Plus je vis, plus je m'étonne de ce qui reste de vertu aux gens qui n'en ont pas. Les personnes le plus décriées à cause de leur état, sont souvent comme les nations qu'on dit dégradées par leurs gouvernements, pleines de grandes qualités méconnues, tandis qu'au contraire on est désagréablement surpris en découvrant les faiblesses des gens fameux et le puéril caractère des peuples soi-disant bien gouvernés. Les conditions des vertus humaines sont presque toujours des mystères impénétrables à la pensée des hommes.
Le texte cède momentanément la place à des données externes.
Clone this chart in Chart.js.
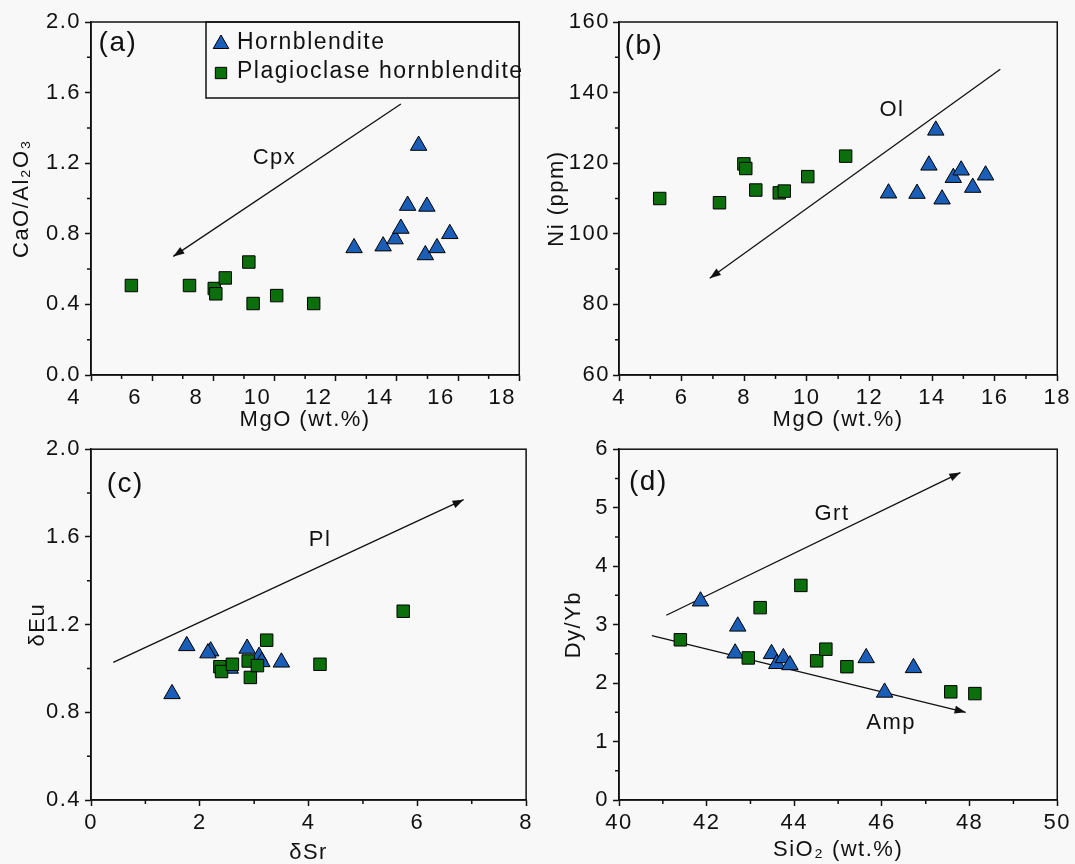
<!DOCTYPE html>
<html>
<head>
<meta charset="utf-8">
<script src="https://cdn.jsdelivr.net/npm/chart.js@4.4.0/dist/chart.umd.min.js"></script>
<style>
  html, body { margin: 0; padding: 0; background: #f8f8f8; }
  #wrap { position: relative; width: 1075px; height: 864px; }
  canvas { position: absolute; }
</style>
</head>
<body>
<div id="wrap">
  <canvas id="panelA" width="537" height="432" style="left:0;top:0;width:537px;height:432px"></canvas>
  <canvas id="panelB" width="538" height="432" style="left:537px;top:0;width:538px;height:432px"></canvas>
  <canvas id="panelC" width="537" height="432" style="left:0;top:432px;width:537px;height:432px"></canvas>
  <canvas id="panelD" width="538" height="432" style="left:537px;top:432px;width:538px;height:432px"></canvas>
</div>
<script>
const FONT = "'Liberation Sans', Arial, sans-serif";
const INK = '#111111';
const BLUE = '#1a5eb8';
const GREEN = '#0b700b';

// series names
const HBL = 'Hornblendite';
const PLG = 'Plagioclase hornblendite';

// (a) CaO/Al2O3 vs MgO
const hblMgO_a = [12.60, 13.55, 13.94, 14.13, 14.35, 14.71, 14.98, 14.93, 15.31, 15.73];
const hblCaoAl = [0.72, 0.73, 0.77, 0.83, 0.96, 1.30, 0.955, 0.68, 0.72, 0.80];
const plgMgO_a = [5.32, 7.22, 8.03, 8.08, 8.39, 9.16, 9.30, 10.07, 11.28];
const plgCaoAl = [0.507, 0.507, 0.49, 0.46, 0.55, 0.64, 0.405, 0.45, 0.405];
const cpxArrowX = [14.13, 6.69];
const cpxArrowY = [1.535, 0.672];

// (b) Ni vs MgO
const hblMgO_b = [12.61, 13.52, 13.90, 14.12, 14.32, 14.68, 14.93, 15.30, 15.71];
const hblNi = [111.5, 111.4, 119.4, 129.3, 109.8, 115.9, 118.0, 113.1, 116.6];
const plgMgO_b = [5.30, 7.21, 7.99, 8.05, 8.37, 9.12, 9.28, 10.03, 11.24];
const plgNi = [110.0, 108.8, 119.8, 118.5, 112.4, 111.6, 112.1, 116.2, 122.0];
const olArrowX = [16.18, 6.90];
const olArrowY = [146.6, 87.4];

// (c) δEu vs δSr
const hblSr = [1.49, 1.76, 2.20, 2.15, 2.56, 2.87, 3.09, 3.14, 3.50];
const hblEu = [0.884, 1.103, 1.079, 1.07, 1.0, 1.091, 1.054, 1.03, 1.028];
const plgSr = [2.37, 2.40, 2.60, 2.89, 2.93, 3.06, 3.23, 4.21, 5.74];
const plgEu = [1.008, 0.986, 1.019, 1.034, 0.959, 1.013, 1.129, 1.019, 1.261];
const plArrowX = [0.41, 6.85];
const plArrowY = [1.028, 1.77];

// (d) Dy/Yb vs SiO2
const hblSi = [41.86, 42.71, 42.65, 43.48, 43.60, 43.75, 43.90, 45.64, 46.06, 46.72];
const hblDyYb = [3.40, 2.97, 2.51, 2.50, 2.33, 2.43, 2.31, 2.43, 1.84, 2.26];
const plgSi = [41.40, 42.95, 43.22, 44.15, 44.51, 44.72, 45.20, 47.57, 48.12];
const plgDyYb = [2.74, 2.43, 3.29, 3.67, 2.38, 2.58, 2.28, 1.85, 1.82];
const grtArrowX = [41.08, 47.79];
const grtArrowY = [3.16, 5.60];
const ampArrowX = [40.75, 47.91];
const ampArrowY = [2.81, 1.50];

function pts(xs, ys) {
  return xs.map((x, i) => ({ x, y: ys[i] }));
}

function markerSet(label, xs, ys) {
  const tri = label === HBL;
  return {
    label,
    data: pts(xs, ys),
    pointStyle: tri ? 'triangle' : 'rect',
    pointRadius: tri ? 9.5 : 8.8,
    pointHoverRadius: tri ? 9.5 : 8.8,
    backgroundColor: tri ? BLUE : GREEN,
    borderColor: '#000',
    borderWidth: 1,
    showLine: false
  };
}

function arrowSet(xs, ys) {
  return {
    label: '',
    data: pts(xs, ys),
    showLine: true,
    pointRadius: 0,
    borderColor: INK,
    borderWidth: 1.3,
    arrow: true
  };
}

// same geometry as Chart.js point styles
function drawMarker(ctx, style, x, y, r) {
  ctx.beginPath();
  if (style === 'triangle') {
    ctx.moveTo(x, y - r);
    ctx.lineTo(x + r * 0.866, y + r / 2);
    ctx.lineTo(x - r * 0.866, y + r / 2);
    ctx.closePath();
  } else {
    const s = r * Math.SQRT1_2;
    ctx.rect(x - s, y - s, 2 * s, 2 * s);
  }
  ctx.fill();
  ctx.stroke();
}

const decor = {
  id: 'decor',
  beforeUpdate(chart) { chart.ctx.letterSpacing = '1.5px'; },
  beforeDraw(chart) { chart.ctx.letterSpacing = '1.5px'; },
  afterDraw(chart, args, opts) {
    const { ctx, chartArea: ca } = chart;
    const xs = chart.scales.x, ys = chart.scales.y;
    ctx.save();
    ctx.strokeStyle = INK;
    ctx.lineWidth = 1.5;
    ctx.strokeRect(ca.left, ca.top, ca.right - ca.left, ca.bottom - ca.top);

    // minor ticks, half a major step
    ctx.beginPath();
    const xStep = xs.options.ticks.stepSize, yStep = ys.options.ticks.stepSize;
    for (let v = xs.min + xStep / 2; v < xs.max; v += xStep) {
      const p = xs.getPixelForValue(v);
      ctx.moveTo(p, ca.bottom); ctx.lineTo(p, ca.bottom + 4);
    }
    for (let v = ys.min + yStep / 2; v < ys.max; v += yStep) {
      const p = ys.getPixelForValue(v);
      ctx.moveTo(ca.left, p); ctx.lineTo(ca.left - 4, p);
    }
    ctx.stroke();

    // arrow heads at the last point of each arrow line
    ctx.fillStyle = INK;
    chart.data.datasets.forEach((ds, i) => {
      if (!ds.arrow) return;
      const els = chart.getDatasetMeta(i).data;
      const a = els[els.length - 2], b = els[els.length - 1];
      const ang = Math.atan2(b.y - a.y, b.x - a.x);
      ctx.save();
      ctx.translate(b.x, b.y);
      ctx.rotate(ang);
      ctx.beginPath();
      ctx.moveTo(0, 0);
      ctx.lineTo(-11, -4);
      ctx.lineTo(-11, 4);
      ctx.closePath();
      ctx.fill();
      ctx.restore();
    });

    // text labels
    ctx.textAlign = 'center';
    ctx.textBaseline = 'middle';
    (opts.texts || []).forEach(t => {
      ctx.font = (t.size || 22) + 'px ' + FONT;
      ctx.fillText(t.text, xs.getPixelForValue(t.x), ys.getPixelForValue(t.y));
    });

    // boxed legend
    if (opts.legend) {
      const lg = opts.legend;
      const left = ca.left + lg.dx, top = ca.top;
      ctx.lineWidth = 1.5;
      ctx.strokeRect(left, top, ca.right - left, lg.h);
      ctx.textAlign = 'left';
      ctx.font = '23px ' + FONT;
      lg.order.forEach((name, k) => {
        const ds = chart.data.datasets.find(d => d.label === name);
        const cy = top + 21 + k * 29;
        ctx.fillStyle = ds.backgroundColor;
        ctx.strokeStyle = '#000';
        ctx.lineWidth = 1;
        drawMarker(ctx, ds.pointStyle, left + 15, cy + 1, ds.pointStyle === 'triangle' ? 9 : 8);
        ctx.fillStyle = INK;
        ctx.fillText(name, left + 31, cy);
      });
    }
    ctx.restore();
  }
};

function axisX(min, max, step, title, h, titlePad, labelOffset) {
  return {
    type: 'linear', min, max,
    afterFit: s => { s.height = h; },
    ticks: { stepSize: step, autoSkip: false, maxRotation: 0, padding: 4, labelOffset: labelOffset || 0,
             color: INK, font: { family: FONT, size: 22 } },
    grid: { drawOnChartArea: false, drawTicks: true, tickLength: 6, tickColor: INK, tickWidth: 1.5 },
    border: { color: INK, width: 1.5 },
    title: { display: true, text: title, color: INK, font: { family: FONT, size: 22, lineHeight: 1 },
             padding: { top: 0, bottom: titlePad } }
  };
}

function axisY(min, max, step, title, w, titlePad, fmt, tickPad) {
  return {
    type: 'linear', min, max,
    afterFit: s => { s.width = w; },
    ticks: { stepSize: step, autoSkip: false, padding: tickPad || 4, color: INK, font: { family: FONT, size: 22 },
             callback: fmt },
    grid: { drawOnChartArea: false, drawTicks: true, tickLength: 6, tickColor: INK, tickWidth: 1.5 },
    border: { color: INK, width: 1.5 },
    title: { display: true, text: title, color: INK, font: { family: FONT, size: 22, lineHeight: 1 },
             padding: { top: titlePad, bottom: 0 } }
  };
}

function makePanel(id, datasets, x, y, padding, decorOpts) {
  return new Chart(document.getElementById(id), {
    type: 'scatter',
    data: { datasets },
    options: {
      responsive: false,
      animation: false,
      events: [],
      layout: { padding },
      plugins: { legend: { display: false }, tooltip: { enabled: false }, decor: decorOpts },
      scales: { x, y }
    },
    plugins: [decor]
  });
}

const oneDec = v => v.toFixed(1);
const plain = v => String(v);

makePanel('panelA',
  [markerSet(PLG, plgMgO_a, plgCaoAl), markerSet(HBL, hblMgO_a, hblCaoAl), arrowSet(cpxArrowX, cpxArrowY)],
  axisX(4, 18, 2, 'MgO (wt.%)', 57, 1, -17),
  axisY(0, 2, 0.4, 'CaO/Al₂O₃', 91, 11, oneDec),
  { top: 22, right: 6, left: 0, bottom: 0 },
  { texts: [{ text: '(a)', x: 4.88, y: 1.877, size: 28 }, { text: 'Cpx', x: 10.0, y: 1.228 }],
    legend: { dx: 115, h: 76, order: [HBL, PLG] } });

makePanel('panelB',
  [markerSet(PLG, plgMgO_b, plgNi), markerSet(HBL, hblMgO_b, hblNi), arrowSet(olArrowX, olArrowY)],
  axisX(4, 18, 2, 'MgO (wt.%)', 57, 1, 0),
  axisY(60, 160, 20, 'Ni (ppm)', 82, 9, plain, 3),
  { top: 22, right: 16, left: 0, bottom: 0 },
  { texts: [{ text: '(b)', x: 4.8, y: 153, size: 28 }, { text: 'Ol', x: 12.72, y: 135.1 }] });

makePanel('panelC',
  [markerSet(PLG, plgSr, plgEu), markerSet(HBL, hblSr, hblEu), arrowSet(plArrowX, plArrowY)],
  axisX(0, 8, 2, 'δSr', 64, 0, 0),
  axisY(0.4, 2.0, 0.4, 'δEu', 91, 27, oneDec),
  { top: 14, right: 6, left: 0, bottom: 0 },
  { texts: [{ text: '(c)', x: 0.63, y: 1.84, size: 28 }, { text: 'Pl', x: 4.21, y: 1.587 }] });

makePanel('panelD',
  [markerSet(PLG, plgSi, plgDyYb), markerSet(HBL, hblSi, hblDyYb), arrowSet(grtArrowX, grtArrowY), arrowSet(ampArrowX, ampArrowY)],
  axisX(40, 50, 2, 'SiO₂ (wt.%)', 64, 3, 0),
  axisY(0, 6, 1, 'Dy/Yb', 82, 26, plain),
  { top: 14, right: 15, left: 0, bottom: 0 },
  { texts: [{ text: '(d)', x: 40.67, y: 5.43, size: 28 }, { text: 'Grt', x: 44.86, y: 4.90 }, { text: 'Amp', x: 46.21, y: 1.32 }] });
</script>
</body>
</html>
L'idée de réhabilitation que je ne fais ici qu'indiquer, a été mise dans tout son jour et défendue avec l'éclat d'un talent puissant par l'un des esprits les plus hardis de notre époque et de toutes les époques. Il semble que Victor Hugo ait voulu consacrer son théâtre à révéler au monda ce qui reste d'humain, c'est-à-dire de divin, dans l'âme des créatures de Dieu le plus réprouvées par la société; ce but est plus que moral, il est religieux. Étendre la sphère de la pitié, c'est faire une œuvre pie; la foule est souvent cruelle par légèreté, par habitude, par principe; plus souvent elle l'est par mégarde; guérir ces plaies des cœurs méconnus, si cela est possible, sans en faire de plus profondes à d'autres cœurs dignes aussi de compassion: c'est s'associer aux desseins de la Providence, c'est agrandir le royaume de Dieu.
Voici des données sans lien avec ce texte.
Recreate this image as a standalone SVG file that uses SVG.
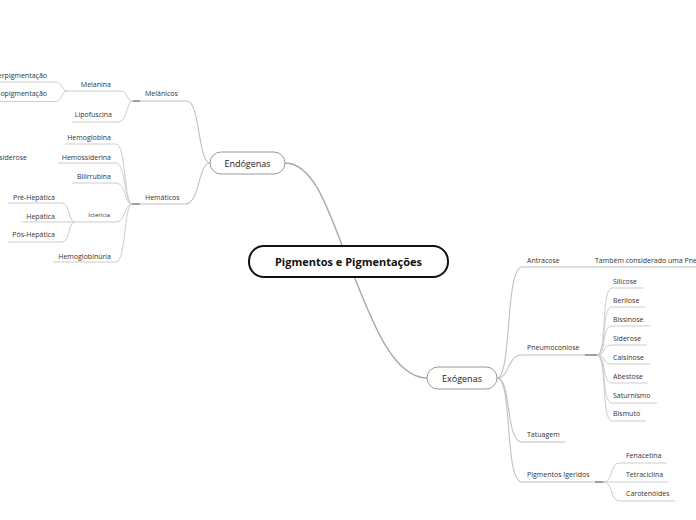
<svg xmlns="http://www.w3.org/2000/svg" width="696" height="520" viewBox="0 0 696 520">
<style>
text{font-family:"Open Sans","Noto Sans","DejaVu Sans",sans-serif;fill:#333}
.t{font-size:7px}
.s{font-size:6px}
.e{text-anchor:end}
.n{font-size:9px;text-anchor:middle;fill:#222}
.c{font-size:11px;font-weight:bold;text-anchor:middle;fill:#111}
.l{fill:none;stroke:#cdcdcd;stroke-width:1}
.m{fill:none;stroke:#a8a8a8;stroke-width:1.4}
.b{fill:none;stroke:#c0c0c0;stroke-width:1.1}
.j{fill:none;stroke:#a0a0a0;stroke-width:2}
.box{fill:#fff;stroke:#999;stroke-width:1}
</style>
<rect width="696" height="520" fill="#fff"/>
<g id="connectors">
<path class="m" d="M348,261 C330,215 315,163 285,163"/>
<path class="m" d="M348,261 C368,310 390,378 427,378"/>
<path class="b" d="M210,163 C198,163 200,101 187,101 L133,101"/>
<path class="b" d="M210,163 C198,163 200,204 185,204 L132,204"/>
<path class="j" d="M133,101 L140,101 M132,204 L140,204"/>
<path class="l" d="M133,101 C126,101 128,91 120,91 L67,91"/>
<path class="l" d="M133,101 C126,101 128,122 118,122 L72,122"/>
<path class="l" d="M67,91 C61,91 63,82 55,82 L0,82"/>
<path class="l" d="M67,91 C61,91 63,101.5 55,101.5 L0,101.5"/>
<path class="l" d="M132,204 C124,204 126,144 116,144 L65,144"/>
<path class="l" d="M132,204 C124,204 126,163 116,163 L58,163"/>
<path class="l" d="M132,204 C124,204 126,183 116,183 L72,183"/>
<path class="l" d="M132,204 C124,204 126,222 116,222 L75,222"/>
<path class="l" d="M132,204 C124,204 126,262 116,262 L53,262"/>
<path class="l" d="M75,222 C68,222 70,203 62,203 L8,203"/>
<path class="l" d="M75,222 L22,222"/>
<path class="l" d="M75,222 C68,222 70,242 62,242 L8,242"/>
<path class="b" d="M497,378 C512,378 505,267 522,267 L696,267"/>
<path class="b" d="M497,378 C510,378 507,355 522,355 L597,355"/>
<path class="b" d="M497,378 C512,378 505,442 522,442 L565,442"/>
<path class="b" d="M497,378 C513,378 504,482 522,482 L603,482"/>
<path class="j" d="M585,355 L597,355 M595,482 L604,482"/>
<path class="l" d="M597,355 C607,355 601,288 612,288 L643,288"/>
<path class="l" d="M597,355 C607,355 601,307 612,307 L645,307"/>
<path class="l" d="M597,355 C607,355 601,326 612,326 L650,326"/>
<path class="l" d="M597,355 C607,355 601,345 612,345 L647,345"/>
<path class="l" d="M597,355 C607,355 601,364 612,364 L650,364"/>
<path class="l" d="M597,355 C607,355 601,383 612,383 L648,383"/>
<path class="l" d="M597,355 C607,355 601,403 612,403 L657,403"/>
<path class="l" d="M597,355 C607,355 601,421 612,421 L646,421"/>
<path class="l" d="M603,482 C614,482 609,463 620,463 L667,463"/>
<path class="l" d="M603,482 L668,482"/>
<path class="l" d="M603,482 C614,482 609,501 620,501 L675,501"/>
</g>
<g id="central">
<rect x="249" y="246" width="199" height="31" rx="15" fill="#fff" stroke="#111" stroke-width="2"/>
<text class="c" x="348.5" y="265.5">Pigmentos e Pigmentações</text>
</g>
<g id="endogenas">
<rect class="box" x="210" y="152" width="75" height="22" rx="11"/>
<text class="n" x="247.5" y="166.5">Endógenas</text>
</g>
<g id="exogenas">
<rect class="box" x="427" y="367" width="70" height="22" rx="11"/>
<text class="n" x="462" y="381.5">Exógenas</text>
</g>
<g id="melanicos"><text class="t" x="145" y="95.5">Melânicos</text></g>
<g id="hematicos"><text class="t" x="145" y="199.5">Hemáticos</text></g>
<g id="melanina"><text class="t e" x="111" y="86.5">Melanina</text></g>
<g id="lipofuscina"><text class="t e" x="112" y="116.5">Lipofuscina</text></g>
<g id="hiper"><text class="t e" x="47" y="77.5">Hiperpigmentação</text></g>
<g id="hipo"><text class="t e" x="47" y="95.5">Hipopigmentação</text></g>
<g id="hemoglobina"><text class="t e" x="111" y="139.5">Hemoglobina</text></g>
<g id="hemossiderina"><text class="t e" x="111" y="159.5">Hemossiderina</text></g>
<g id="hemossiderose"><text class="t e" x="27" y="159.5">Hemossiderose</text></g>
<g id="bilirrubina"><text class="t e" x="111" y="178.5">Bilirrubina</text></g>
<g id="ictericia"><text class="s e" x="110" y="217">Icterícia</text></g>
<g id="prehepatica"><text class="t e" x="55" y="199.5">Pré-Hepática</text></g>
<g id="hepatica"><text class="t e" x="55" y="218.5">Hepática</text></g>
<g id="poshepatica"><text class="t e" x="55" y="236.5">Pós-Hepática</text></g>
<g id="hemoglobinuria"><text class="t e" x="111" y="258.5">Hemoglobinúria</text></g>
<g id="antracose"><text class="t" x="527" y="262.5">Antracose</text></g>
<g id="tambem"><text class="t" x="595" y="262.5">Também considerado uma Pneumoconiose</text></g>
<g id="pneumoconiose"><text class="t" x="527" y="349.5">Pneumoconiose</text></g>
<g id="silicose"><text class="t" x="613" y="283.5">Silicose</text></g>
<g id="berilose"><text class="t" x="613" y="302.5">Berilose</text></g>
<g id="bissinose"><text class="t" x="613" y="321.5">Bissinose</text></g>
<g id="siderose"><text class="t" x="613" y="340.5">Siderose</text></g>
<g id="calsinose"><text class="t" x="613" y="359.5">Calsinose</text></g>
<g id="abestose"><text class="t" x="613" y="378.5">Abestose</text></g>
<g id="saturnismo"><text class="t" x="613" y="397.5">Saturnismo</text></g>
<g id="bismuto"><text class="t" x="613" y="415.5">Bismuto</text></g>
<g id="tatuagem"><text class="t" x="527" y="436.5">Tatuagem</text></g>
<g id="pigmentos-igeridos"><text class="t" x="527" y="476.5">Pigmentos Igeridos</text></g>
<g id="fenacetina"><text class="t" x="626" y="457.5">Fenacetina</text></g>
<g id="tetraciclina"><text class="t" x="626" y="476.5">Tetraciclina</text></g>
<g id="carotenoides"><text class="t" x="626" y="495.5">Carotenóides</text></g>
</svg>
La nuit était avancée quand nous sortîmes du café des bohémiens; un nuage orageux qui venait de crever sur la plaine avait subitement changé la température. De grandes flaques d'eau inondaient les larges et longues rues de la foire déserte, et nos chevaux traversant, sans ralentir leur train, ces espèces de mares creusées dans la terre détrempée, nous éclaboussaient au fond de ma calèche ouverte; des nuées noires annonçaient de nouvelles averses pour le reste de la nuit, tandis que des rafales intermittentes nous envoyaient par bouffées au visage l'eau qui débordait des gouttières. «Voilà l'été passé, me dit mon cicerone.—Je ne le sens que trop,» lui répondis-je. J'avais froid comme en hiver. J'étais sans manteau; le matin on étouffait, on gelait quand je rentrai; je vous écrivis pendant deux heures, puis je me couchai glacé. Le lendemain, quand je voulus me lever, j'avais des vertiges; je retombai sur mon lit sans pouvoir m'habiller ni sortir.
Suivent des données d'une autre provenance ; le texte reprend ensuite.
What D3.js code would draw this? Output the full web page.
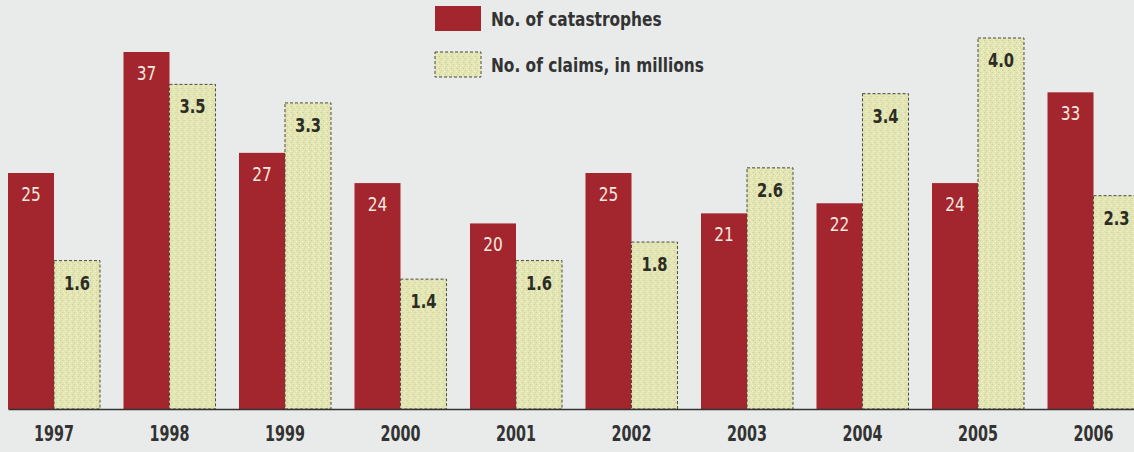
<!DOCTYPE html>
<html>
<head>
<meta charset="utf-8">
<script src="https://cdn.jsdelivr.net/npm/d3@7"></script>
<style>
  html, body { margin: 0; padding: 0; background: #e8ebea; }
  svg { display: block; }
  text { font-family: "Liberation Sans Narrow", "DejaVu Sans Condensed", "Roboto", sans-serif; }
</style>
</head>
<body>
<svg id="chart"></svg>
<script>
const years = ['1997', '1998', '1999', '2000', '2001', '2002', '2003', '2004', '2005', '2006'];
const catastrophes = [25, 37, 27, 24, 20, 25, 21, 22, 24, 33];
const claims = [1.6, 3.5, 3.3, 1.4, 1.6, 1.8, 2.6, 3.4, 4.0, 2.3];
const seriesNames = ['No. of catastrophes', 'No. of claims, in millions'];

const width = 1134;
const height = 452;
const baseY = 409;

const red = '#a3252d';
const cream = '#e3e5b3';

let svg = d3.select('#chart').attr('width', width).attr('height', height);

// stipple texture for the claims bars
const defs = svg.append('defs');
const pat = defs.append('pattern')
    .attr('id', 'stipple')
    .attr('patternUnits', 'userSpaceOnUse')
    .attr('width', 6).attr('height', 6);
pat.append('rect').attr('width', 6).attr('height', 6).attr('fill', cream);
[[0, 0, '#cdd09e'], [3, 1, '#f3f3d6'], [1, 3, '#f1f2d2'], [4, 4, '#c8cb98'], [5, 2, '#d6d8a8'], [2, 5, '#eeefcc']]
    .forEach(p => pat.append('rect').attr('x', p[0]).attr('y', p[1]).attr('width', 1).attr('height', 1).attr('fill', p[2]));

const x0 = d3.scaleBand()
    .domain(years)
    .range([8, 1139.5])
    .paddingInner(0.2035)
    .paddingOuter(0);

const x1 = d3.scaleBand()
    .domain(['cat', 'claims'])
    .range([0, x0.bandwidth()]);

// the original drawing does not start at zero for the red bars
const yCat = d3.scaleLinear().domain([1.6, 37]).range([baseY, 52]);
const yClaims = d3.scaleLinear().domain([0, 4]).range([baseY, 38]);

const data = years.map((y, i) => ({ year: y, cat: catastrophes[i], claims: claims[i] }));

const groups = svg.selectAll('g.year')
    .data(data)
    .join('g')
    .attr('class', 'year')
    .attr('transform', d => `translate(${x0(d.year)},0)`);

groups.append('rect')
    .attr('x', x1('cat'))
    .attr('y', d => yCat(d.cat))
    .attr('width', x1.bandwidth())
    .attr('height', d => baseY - yCat(d.cat))
    .attr('fill', red);

groups.append('rect')
    .attr('x', x1('claims'))
    .attr('y', d => yClaims(d.claims))
    .attr('width', x1.bandwidth())
    .attr('height', d => baseY - yClaims(d.claims))
    .attr('fill', 'url(#stipple)')
    .attr('stroke', '#4a4a40')
    .attr('stroke-width', 1)
    .attr('stroke-dasharray', '3,2');

// narrow the fallback font so it looks like the condensed face of the original
groups.append('text')
    .attr('transform', d => `translate(${x1('cat') + x1.bandwidth() / 2},${yCat(d.cat) + 28}) scale(0.9,1)`)
    .attr('text-anchor', 'middle')
    .style('font-size', '19px')
    .style('fill', '#f6e9e0')
    .text(d => d.cat);

groups.append('text')
    .attr('transform', d => `translate(${x1('claims') + x1.bandwidth() / 2},${yClaims(d.claims) + 29}) scale(0.82,1)`)
    .attr('text-anchor', 'middle')
    .style('font-size', '20px')
    .style('font-weight', 'bold')
    .style('fill', '#2b2c24')
    .text(d => d3.format('.1f')(d.claims));

// x axis
const axis = svg.append('g')
    .attr('transform', `translate(0,${baseY})`)
    .call(d3.axisBottom(x0).tickSize(0).tickPadding(17));
axis.select('.domain').attr('stroke', '#333').attr('stroke-width', 1.6);
axis.selectAll('text')
    .attr('transform', 'scale(0.76,1)')
    .style('font-size', '21px')
    .style('font-weight', 'bold')
    .style('fill', '#333')
    .style('font-family', '"Liberation Sans Narrow", "DejaVu Sans Condensed", sans-serif');

// legend
const legend = svg.append('g').attr('transform', 'translate(435,6)');
seriesNames.forEach((name, i) => {
    const row = legend.append('g').attr('transform', `translate(0,${i * 46})`);
    row.append('rect')
        .attr('width', 46).attr('height', 25)
        .attr('fill', i === 0 ? red : 'url(#stipple)')
        .attr('stroke', i === 0 ? 'none' : '#4a4a40')
        .attr('stroke-dasharray', '3,2');
    row.append('text')
        .attr('transform', 'translate(56,20) scale(0.9,1)')
        .style('font-size', '19px')
        .style('font-weight', 'bold')
        .style('fill', '#333')
        .text(name);
});
</script>
</body>
</html>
Ce contre-temps me fut d'autant plus désagréable que je devais partir ce jour-là même pour Kazan; j'aurais voulu mettre au moins le pied en Asie, et je venais d'arrêter un bateau pour descendre le Volga, tandis que mon feldjæger eût été chargé de mener ma voiture vide à Kazan, pour me reconduire à Nijni en remontant le cours du fleuve par terre. Toutefois mon zèle s'était un peu ralenti depuis que le gouverneur de Nijni m'avait orgueilleusement montré des dessins de Kazan. C'est toujours la même ville d'un bout de la Russie à l'autre: la grande place, les grandes rues bordées de petites maisons très-basses; sur cette place la maison du gouverneur, bel édifice à colonnes et à fronton romain, ornements encore plus déplacés dans une ville tatare que dans les villes russes; la caserne, les cathédrales en manière de temples, rien n'y manquait; je sentais que tout ce rabâchage d'architecture ne valait guère la peine d'allonger mon voyage de deux cents lieues. Mais la frontière de Sibérie et les souvenirs du siége me tentaient encore. Il fallut renoncer à cette course et me tenir coi pendant quatre jours.